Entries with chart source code
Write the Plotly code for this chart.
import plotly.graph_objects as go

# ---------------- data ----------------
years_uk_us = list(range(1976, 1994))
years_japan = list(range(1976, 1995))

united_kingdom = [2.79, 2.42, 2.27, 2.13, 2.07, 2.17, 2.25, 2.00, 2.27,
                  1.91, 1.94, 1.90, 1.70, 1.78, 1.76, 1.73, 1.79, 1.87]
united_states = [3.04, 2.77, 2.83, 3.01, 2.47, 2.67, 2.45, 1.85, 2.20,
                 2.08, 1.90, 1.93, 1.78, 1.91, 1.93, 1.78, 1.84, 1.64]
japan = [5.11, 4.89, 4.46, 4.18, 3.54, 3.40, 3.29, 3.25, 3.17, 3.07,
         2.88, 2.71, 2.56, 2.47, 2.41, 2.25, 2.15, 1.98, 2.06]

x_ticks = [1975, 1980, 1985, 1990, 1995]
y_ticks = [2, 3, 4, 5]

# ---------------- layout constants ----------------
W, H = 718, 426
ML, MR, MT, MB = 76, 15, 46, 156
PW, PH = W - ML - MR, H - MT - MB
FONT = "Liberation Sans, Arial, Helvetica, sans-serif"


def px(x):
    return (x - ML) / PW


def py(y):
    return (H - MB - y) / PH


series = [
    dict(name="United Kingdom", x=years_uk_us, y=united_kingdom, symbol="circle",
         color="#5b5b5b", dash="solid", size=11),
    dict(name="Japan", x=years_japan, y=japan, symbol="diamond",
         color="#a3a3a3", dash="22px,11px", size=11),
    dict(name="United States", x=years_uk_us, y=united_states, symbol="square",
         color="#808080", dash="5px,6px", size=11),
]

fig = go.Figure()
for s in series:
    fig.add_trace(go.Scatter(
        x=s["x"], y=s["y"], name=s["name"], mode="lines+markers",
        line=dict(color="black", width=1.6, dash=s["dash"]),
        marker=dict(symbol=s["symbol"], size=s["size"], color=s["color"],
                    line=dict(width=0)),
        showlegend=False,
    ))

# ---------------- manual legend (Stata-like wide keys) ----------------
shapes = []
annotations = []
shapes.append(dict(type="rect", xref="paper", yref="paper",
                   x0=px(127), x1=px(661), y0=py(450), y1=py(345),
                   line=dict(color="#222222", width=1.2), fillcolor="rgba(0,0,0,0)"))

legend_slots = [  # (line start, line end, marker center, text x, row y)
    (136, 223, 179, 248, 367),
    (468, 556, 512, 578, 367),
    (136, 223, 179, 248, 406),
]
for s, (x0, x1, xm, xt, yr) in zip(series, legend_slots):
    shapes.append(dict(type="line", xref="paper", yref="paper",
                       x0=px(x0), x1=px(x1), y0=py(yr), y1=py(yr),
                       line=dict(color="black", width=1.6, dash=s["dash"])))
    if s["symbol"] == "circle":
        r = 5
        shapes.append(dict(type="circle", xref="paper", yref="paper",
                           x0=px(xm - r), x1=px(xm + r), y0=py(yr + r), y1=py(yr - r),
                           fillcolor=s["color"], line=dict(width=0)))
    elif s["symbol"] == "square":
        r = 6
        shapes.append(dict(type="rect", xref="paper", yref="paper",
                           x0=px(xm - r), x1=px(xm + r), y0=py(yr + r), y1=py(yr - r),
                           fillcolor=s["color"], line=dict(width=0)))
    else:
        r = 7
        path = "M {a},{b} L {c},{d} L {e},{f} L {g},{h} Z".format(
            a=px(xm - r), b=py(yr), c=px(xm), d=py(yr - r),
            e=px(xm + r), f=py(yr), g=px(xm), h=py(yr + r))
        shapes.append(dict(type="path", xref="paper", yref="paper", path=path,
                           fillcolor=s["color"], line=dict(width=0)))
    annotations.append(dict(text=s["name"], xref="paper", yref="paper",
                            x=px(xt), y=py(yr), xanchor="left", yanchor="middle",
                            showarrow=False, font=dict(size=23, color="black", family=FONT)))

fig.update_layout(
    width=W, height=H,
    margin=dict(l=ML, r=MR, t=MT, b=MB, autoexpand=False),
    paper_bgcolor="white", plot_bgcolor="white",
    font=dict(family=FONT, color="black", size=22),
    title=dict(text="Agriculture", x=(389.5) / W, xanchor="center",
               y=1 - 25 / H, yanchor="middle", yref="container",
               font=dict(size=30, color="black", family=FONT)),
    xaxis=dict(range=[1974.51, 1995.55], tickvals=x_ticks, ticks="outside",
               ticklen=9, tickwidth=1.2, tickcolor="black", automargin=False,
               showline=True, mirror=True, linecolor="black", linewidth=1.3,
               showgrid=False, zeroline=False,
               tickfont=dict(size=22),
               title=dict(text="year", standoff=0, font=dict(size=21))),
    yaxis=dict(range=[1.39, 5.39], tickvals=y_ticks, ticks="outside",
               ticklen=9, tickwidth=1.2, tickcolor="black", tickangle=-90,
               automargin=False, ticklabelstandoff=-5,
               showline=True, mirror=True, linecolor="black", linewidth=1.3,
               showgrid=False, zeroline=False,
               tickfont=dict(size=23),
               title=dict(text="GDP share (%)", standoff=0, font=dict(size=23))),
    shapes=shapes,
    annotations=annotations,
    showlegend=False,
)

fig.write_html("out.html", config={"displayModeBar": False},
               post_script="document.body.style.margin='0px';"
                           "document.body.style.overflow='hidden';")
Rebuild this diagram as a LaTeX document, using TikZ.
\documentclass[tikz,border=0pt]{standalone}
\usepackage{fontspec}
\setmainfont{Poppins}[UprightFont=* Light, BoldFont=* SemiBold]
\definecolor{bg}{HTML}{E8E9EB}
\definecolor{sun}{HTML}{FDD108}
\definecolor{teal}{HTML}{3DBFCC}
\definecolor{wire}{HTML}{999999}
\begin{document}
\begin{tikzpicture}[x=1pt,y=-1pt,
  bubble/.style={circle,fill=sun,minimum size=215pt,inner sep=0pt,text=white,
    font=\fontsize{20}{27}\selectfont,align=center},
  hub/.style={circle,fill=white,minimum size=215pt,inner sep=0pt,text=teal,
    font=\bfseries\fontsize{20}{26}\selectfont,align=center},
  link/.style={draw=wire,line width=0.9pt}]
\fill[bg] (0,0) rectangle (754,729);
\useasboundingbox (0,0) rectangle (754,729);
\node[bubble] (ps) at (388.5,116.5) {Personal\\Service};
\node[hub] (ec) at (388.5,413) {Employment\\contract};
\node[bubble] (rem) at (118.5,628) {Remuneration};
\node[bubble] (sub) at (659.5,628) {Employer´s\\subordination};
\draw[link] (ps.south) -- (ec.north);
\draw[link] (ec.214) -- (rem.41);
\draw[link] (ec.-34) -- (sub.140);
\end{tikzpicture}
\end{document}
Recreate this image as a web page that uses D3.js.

● **Given exercise**:
Repeat the material above exactly.

● **Complete response**:
Write the Plotly code for this chart.
import plotly.graph_objects as go

# ---------------- data ----------------
years_uk_us = list(range(1976, 1994))
years_japan = list(range(1976, 1995))

united_kingdom = [2.79, 2.42, 2.27, 2.13, 2.07, 2.17, 2.25, 2.00, 2.27,
                  1.91, 1.94, 1.90, 1.70, 1.78, 1.76, 1.73, 1.79, 1.87]
united_states = [3.04, 2.77, 2.83, 3.01, 2.47, 2.67, 2.45, 1.85, 2.20,
                 2.08, 1.90, 1.93, 1.78, 1.91, 1.93, 1.78, 1.84, 1.64]
japan = [5.11, 4.89, 4.46, 4.18, 3.54, 3.40, 3.29, 3.25, 3.17, 3.07,
         2.88, 2.71, 2.56, 2.47, 2.41, 2.25, 2.15, 1.98, 2.06]

x_ticks = [1975, 1980, 1985, 1990, 1995]
y_ticks = [2, 3, 4, 5]

# ---------------- layout constants ----------------
W, H = 718, 426
ML, MR, MT, MB = 76, 15, 46, 156
PW, PH = W - ML - MR, H - MT - MB
FONT = "Liberation Sans, Arial, Helvetica, sans-serif"


def px(x):
    return (x - ML) / PW


def py(y):
    return (H - MB - y) / PH


series = [
    dict(name="United Kingdom", x=years_uk_us, y=united_kingdom, symbol="circle",
         color="#5b5b5b", dash="solid", size=11),
    dict(name="Japan", x=years_japan, y=japan, symbol="diamond",
         color="#a3a3a3", dash="22px,11px", size=11),
    dict(name="United States", x=years_uk_us, y=united_states, symbol="square",
         color="#808080", dash="5px,6px", size=11),
]

fig = go.Figure()
for s in series:
    fig.add_trace(go.Scatter(
        x=s["x"], y=s["y"], name=s["name"], mode="lines+markers",
        line=dict(color="black", width=1.6, dash=s["dash"]),
        marker=dict(symbol=s["symbol"], size=s["size"], color=s["color"],
                    line=dict(width=0)),
        showlegend=False,
    ))

# ---------------- manual legend (Stata-like wide keys) ----------------
shapes = []
annotations = []
shapes.append(dict(type="rect", xref="paper", yref="paper",
                   x0=px(127), x1=px(661), y0=py(450), y1=py(345),
                   line=dict(color="#222222", width=1.2), fillcolor="rgba(0,0,0,0)"))

legend_slots = [  # (line start, line end, marker center, text x, row y)
    (136, 223, 179, 248, 367),
    (468, 556, 512, 578, 367),
    (136, 223, 179, 248, 406),
]
for s, (x0, x1, xm, xt, yr) in zip(series, legend_slots):
    shapes.append(dict(type="line", xref="paper", yref="paper",
                       x0=px(x0), x1=px(x1), y0=py(yr), y1=py(yr),
                       line=dict(color="black", width=1.6, dash=s["dash"])))
    if s["symbol"] == "circle":
        r = 5
        shapes.append(dict(type="circle", xref="paper", yref="paper",
                           x0=px(xm - r), x1=px(xm + r), y0=py(yr + r), y1=py(yr - r),
                           fillcolor=s["color"], line=dict(width=0)))
    elif s["symbol"] == "square":
        r = 6
        shapes.append(dict(type="rect", xref="paper", yref="paper",
                           x0=px(xm - r), x1=px(xm + r), y0=py(yr + r), y1=py(yr - r),
                           fillcolor=s["color"], line=dict(width=0)))
    else:
        r = 7
        path = "M {a},{b} L {c},{d} L {e},{f} L {g},{h} Z".format(
            a=px(xm - r), b=py(yr), c=px(xm), d=py(yr - r),
            e=px(xm + r), f=py(yr), g=px(xm), h=py(yr + r))
        shapes.append(dict(type="path", xref="paper", yref="paper", path=path,
                           fillcolor=s["color"], line=dict(width=0)))
    annotations.append(dict(text=s["name"], xref="paper", yref="paper",
                            x=px(xt), y=py(yr), xanchor="left", yanchor="middle",
                            showarrow=False, font=dict(size=23, color="black", family=FONT)))

fig.update_layout(
    width=W, height=H,
    margin=dict(l=ML, r=MR, t=MT, b=MB, autoexpand=False),
    paper_bgcolor="white", plot_bgcolor="white",
    font=dict(family=FONT, color="black", size=22),
    title=dict(text="Agriculture", x=(389.5) / W, xanchor="center",
               y=1 - 25 / H, yanchor="middle", yref="container",
               font=dict(size=30, color="black", family=FONT)),
    xaxis=dict(range=[1974.51, 1995.55], tickvals=x_ticks, ticks="outside",
               ticklen=9, tickwidth=1.2, tickcolor="black", automargin=False,
               showline=True, mirror=True, linecolor="black", linewidth=1.3,
               showgrid=False, zeroline=False,
               tickfont=dict(size=22),
               title=dict(text="year", standoff=0, font=dict(size=21))),
    yaxis=dict(range=[1.39, 5.39], tickvals=y_ticks, ticks="outside",
               ticklen=9, tickwidth=1.2, tickcolor="black", tickangle=-90,
               automargin=False, ticklabelstandoff=-5,
               showline=True, mirror=True, linecolor="black", linewidth=1.3,
               showgrid=False, zeroline=False,
               tickfont=dict(size=23),
               title=dict(text="GDP share (%)", standoff=0, font=dict(size=23))),
    shapes=shapes,
    annotations=annotations,
    showlegend=False,
)

fig.write_html("out.html", config={"displayModeBar": False},
               post_script="document.body.style.margin='0px';"
                           "document.body.style.overflow='hidden';")
Rebuild this diagram as a LaTeX document, using TikZ.
\documentclass[tikz,border=0pt]{standalone}
\usepackage{fontspec}
\setmainfont{Poppins}[UprightFont=* Light, BoldFont=* SemiBold]
\definecolor{bg}{HTML}{E8E9EB}
\definecolor{sun}{HTML}{FDD108}
\definecolor{teal}{HTML}{3DBFCC}
\definecolor{wire}{HTML}{999999}
\begin{document}
\begin{tikzpicture}[x=1pt,y=-1pt,
  bubble/.style={circle,fill=sun,minimum size=215pt,inner sep=0pt,text=white,
    font=\fontsize{20}{27}\selectfont,align=center},
  hub/.style={circle,fill=white,minimum size=215pt,inner sep=0pt,text=teal,
    font=\bfseries\fontsize{20}{26}\selectfont,align=center},
  link/.style={draw=wire,line width=0.9pt}]
\fill[bg] (0,0) rectangle (754,729);
\useasboundingbox (0,0) rectangle (754,729);
\node[bubble] (ps) at (388.5,116.5) {Personal\\Service};
\node[hub] (ec) at (388.5,413) {Employment\\contract};
\node[bubble] (rem) at (118.5,628) {Remuneration};
\node[bubble] (sub) at (659.5,628) {Employer´s\\subordination};
\draw[link] (ps.south) -- (ec.north);
\draw[link] (ec.214) -- (rem.41);
\draw[link] (ec.-34) -- (sub.140);
\end{tikzpicture}
\end{document}
Recreate this image as a web page that uses D3.js.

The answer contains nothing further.